Journaling Through Grief, Part 5 – Managing Loneliness 3

ONE OF THE ASPECTS of grief we don’t often talk about is the great sense of loneliness that can descend upon you, even when you are surrounded by supportive people. No one seems to understand what you are going through, or their responses seem inappropriate or cold. You begin to doubt yourself, feeling that you don’t know who you are anymore without that person or purpose in your life. You look around, seeing how much everyone else has — the love and purpose and connection that you will never have again — that they take for granted. And it makes you want to scream at everyone to pay attention and be grateful for what they have because they could lose it any day.

What is loneliness? The dictionary defines loneliness as “sadness because one has no friends or company,” but this definition is woefully incomplete. Rather, loneliness is a complex emotion in response to a subjective sense of emotional isolation. So, though we tend to associate loneliness with being physically alone, the truth is that loneliness can be felt at all times, and is not dependent upon the number of people we interact with.

young woman feeling alone amid a crowd of people in a big city

Loneliness depends on the quality of your relationships and how emotionally connected you feel with those around you. If you feel disconnected or misunderstood or emotionally unfulfilled by your relationships, it will seem as though you are on an emotional island.

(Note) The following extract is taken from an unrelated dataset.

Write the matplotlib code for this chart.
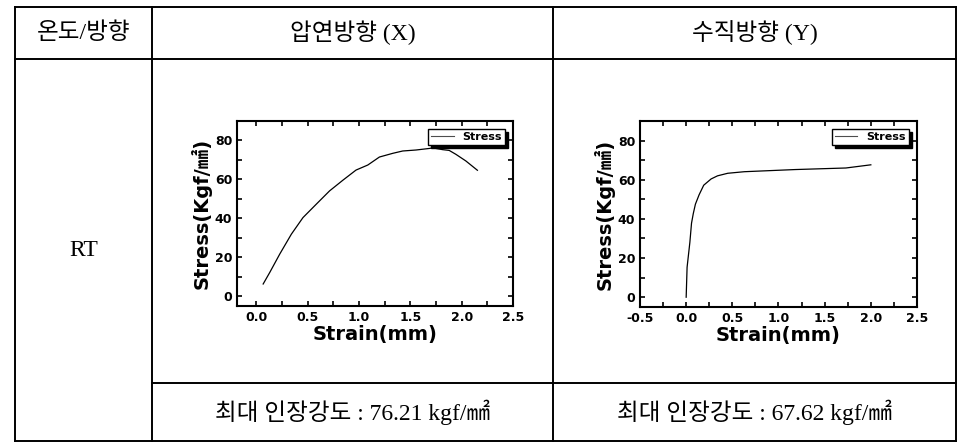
import matplotlib.pyplot as plt
from matplotlib.lines import Line2D

# rolling direction (X)
strain_x = [0.065, 0.13, 0.227, 0.34, 0.453, 0.583, 0.712, 0.842, 0.97, 1.085,
            1.198, 1.328, 1.425, 1.554, 1.684, 1.72, 1.749, 1.813, 1.878, 1.943,
            2.04, 2.153]
stress_x = [6.3, 12.3, 21.7, 31.9, 40.4, 47.3, 54.1, 59.6, 64.8, 67.4,
            71.5, 73.4, 74.6, 75.1, 75.9, 76.21, 75.9, 75.3, 74.9, 72.9,
            69.5, 64.7]

# vertical direction (Y)
strain_y = [0.0, 0.01, 0.04, 0.058, 0.077, 0.1, 0.14, 0.19, 0.27, 0.34,
            0.45, 0.63, 1.18, 1.73, 2.0]
stress_y = [0.0, 15.3, 28.0, 37.8, 42.7, 47.5, 52.3, 57.2, 60.4, 62.0,
            63.3, 64.1, 65.2, 66.0, 67.62]

headers = ["온도/방향", "압연방향 (X)", "수직방향 (Y)"]
row_label = "RT"
results = ["최대 인장강도 : 76.21 kgf/㎟", "최대 인장강도 : 67.62 kgf/㎟"]

plt.rcParams['axes.unicode_minus'] = False

W, H = 970, 446
CELL_FONT = ['Liberation Serif', 'Noto Sans CJK KR']
LABEL_FONT = ['DejaVu Sans', 'Noto Sans CJK KR']

fig = plt.figure(figsize=(W / 100, H / 100), dpi=100)

# table grid in pixel coordinates
bg = fig.add_axes([0, 0, 1, 1])
bg.set_xlim(0, W)
bg.set_ylim(H, 0)
bg.axis('off')
cols = [15, 152, 553, 956]
rows = [7, 59, 383, 441]
lw = 1.4
for y in (rows[0], rows[1], rows[3]):
    bg.add_line(Line2D([cols[0], cols[3]], [y, y], color='black', lw=lw))
bg.add_line(Line2D([cols[1], cols[3]], [rows[2], rows[2]], color='black', lw=lw))
for x in cols:
    bg.add_line(Line2D([x, x], [rows[0], rows[3]], color='black', lw=lw))

for i, h in enumerate(headers):
    bg.text((cols[i] + cols[i + 1]) / 2, 33, h, ha='center', va='center',
            fontsize=17, family=CELL_FONT)
bg.text((cols[0] + cols[1]) / 2, 250, row_label, ha='center', va='center',
        fontsize=17, family=CELL_FONT)
for i, r in enumerate(results):
    bg.text((cols[i + 1] + cols[i + 2]) / 2, 412, r, ha='center', va='center',
            fontsize=17, family=CELL_FONT)


def stress_plot(rect, x, y, xlim, ylim, xticks, yticks):
    ax = fig.add_axes(rect)
    ax.plot(x, y, color='black', lw=0.9, label='Stress')
    ax.set_xlim(*xlim)
    ax.set_ylim(*ylim)
    ax.set_xticks(xticks)
    ax.set_yticks(yticks)
    ax.set_xticks([t + 0.25 for t in xticks[:-1]], minor=True)
    ax.set_yticks([t + 10 for t in yticks], minor=True)
    ax.tick_params(which='both', direction='in', top=True, right=True,
                   length=3.5, width=1.2, labelsize=9)
    for lab in ax.get_xticklabels() + ax.get_yticklabels():
        lab.set_fontweight('bold')
    for s in ax.spines.values():
        s.set_linewidth(1.5)
    ax.set_xlabel('Strain(mm)', fontsize=14, fontweight='bold',
                  family=LABEL_FONT, labelpad=1)
    ax.set_ylabel('Stress(Kgf/㎟)', fontsize=14, fontweight='bold',
                  family=LABEL_FONT, labelpad=2)
    leg = ax.legend(loc='upper right', fancybox=False, edgecolor='black',
                    framealpha=1, shadow={'color': 'black', 'alpha': 1},
                    prop={'weight': 'bold', 'size': 8}, handlelength=2.0,
                    borderpad=0.3, borderaxespad=0.7)
    leg.get_lines()[0].set_color('0.3')
    leg.get_lines()[0].set_linewidth(0.8)
    return ax


stress_plot([237 / W, 1 - 306 / H, 276 / W, 185 / H], strain_x, stress_x,
            (-0.19, 2.5), (-5, 90), [0.0, 0.5, 1.0, 1.5, 2.0, 2.5],
            [0, 20, 40, 60, 80])
stress_plot([640 / W, 1 - 307 / H, 277 / W, 186 / H], strain_y, stress_y,
            (-0.5, 2.5), (-5, 85), [-0.5, 0.0, 0.5, 1.0, 1.5, 2.0, 2.5],
            [0, 20, 40, 60, 80])

fig.savefig('out.png', dpi=100)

Complicating things, loneliness is often paired with depression, distorting your perception of relationships and causing you to devalue them. So, if you’re feeling lonely, you will tend to disconnect, withdraw from, and push away the very people who care about you and who could emotionally support you if you let them.

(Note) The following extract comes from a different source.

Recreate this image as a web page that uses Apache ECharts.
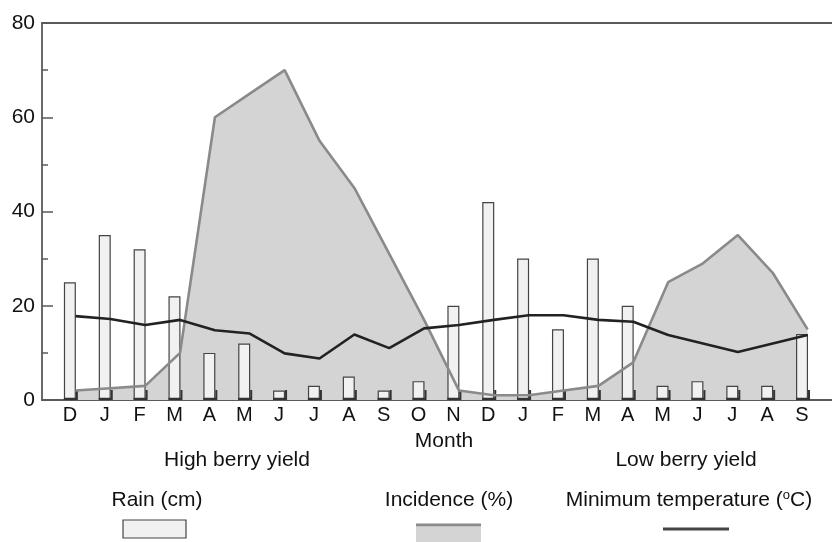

Extended and chronic loneliness can even be as dangerous to your health as smoking: it has been shown to suppress the immune system, making you more vulnerable to illness; increase blood pressure, cholesterol, and risk of cardiovascular disease; and increase risk of early death by 14%.

Even knowing about all these negative effects, in your grief you may feel your loneliness is an inevitable and now integral part of life. Who or what you desire has been such an important part of your sense of self and identity, this loss creates an emptiness that nothing and no one can fill. There are parts of your life that no longer seem relevant. What do you do with them? How do you go on doing all the activities you used to do without that person or purpose in your life?

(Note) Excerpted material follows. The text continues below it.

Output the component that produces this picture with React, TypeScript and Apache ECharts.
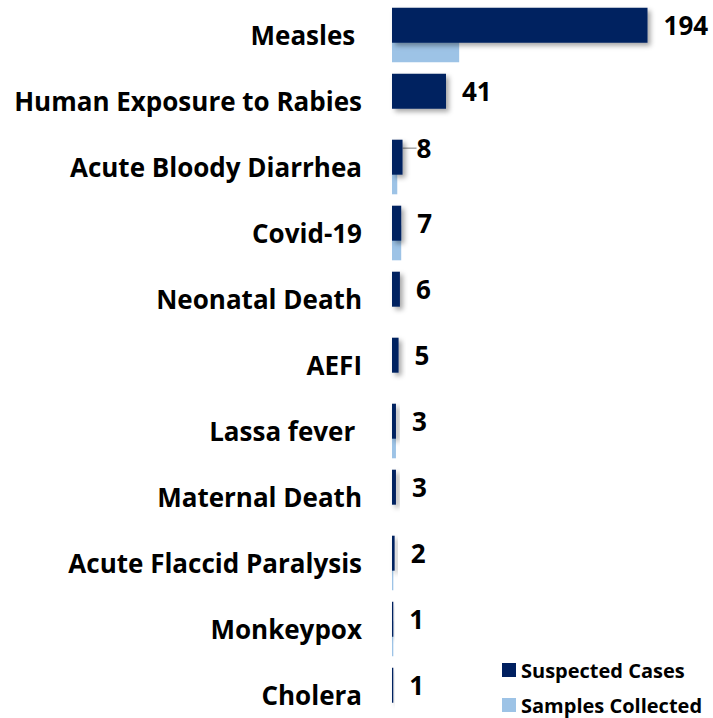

And once you begin thinking that no one else can help and that you are entirely on your own, you may begin guarding against others or interpreting their actions and words negatively — in short, you begin distancing yourself from others, thus unconsciously perpetuating loneliness.

The good news is that loneliness can be overcome. However, it will require both a desire for change and conscious efforts on your part.


Positive ways to cope with loneliness:

  • First, acknowledge your feelings of loneliness, recognize that extended loneliness is unhealthy and that something needs to change.
  • Make an action plan for connecting with others. Though the very concept of an “action plan” may seem like a cold approach to solving an emotional issue, it’s important to know that you have control and the ability to take action for positive change in your life. Make a list of family members and friends you want to reconnect with and social events you want to attend (or think would be good for you to attend).
  • Reach out to others. Though this will go against your natural tendencies when you are feeling lonely, it’s important to reach out by calling a friend to talk, attending events, and — even more effective — volunteer for an activity in your community that involves a social setting. Helping others, having that feeling of giving back, can motivate you to connect with others again. Helping those who are less fortunate than yourself can be a great way to get out of your own head and emotions.
  • Get involved in a social group with a common interest, such as a book or exercise club. Write down a list of hobbies you have or are interested in (or were once interested in), then look for groups that meet in your area. Being part of an interest-based group will do two positive things for you: help to focus on an external activity instead of your emotions and forge connections with new people.
  • Actively seek warmth and connection with others and expect the best. This is important because if you go to an event or join a club with the expectation of metaphorically hiding in a corner, you will only confirm and exacerbate your current sense of isolation. Instead, focus on the positive aspects of any social interactions you have. As part of this expect-the-best attitude, choose to surround yourself with people who are warm, friendly, and positive, and who can further your growth, rather than those who are negative and will only bring you down.
  • Eat comfort food. Surprisingly, eating or even thinking about comfort food — food that is associated with good memories and connections with others — can actually make you feel less lonely.
  • And, of course (since this is a blog about journaling), journal about your feelings of loneliness and how you are managing them. Write about your action plan and the efforts you are making, as well as your responses and reactions to others in social situations. Journaling will help you process your thoughts and emotions and provide intuitive self-support in your journey back to social connections with others.


Finally, remember that you are not alone in your loneliness and that the loneliness you are experiencing will not last forever.

All of us are searching for others who can help fill some of the emptiness we feel and who can understand us. Yet, real change — true healing — must come from the inside out. During this process, remember to be kind and compassionate with yourself. You are dealing with an enormous shift in your life. Acknowledge yourself for doing the very best you can — that is all you can or ever need to do.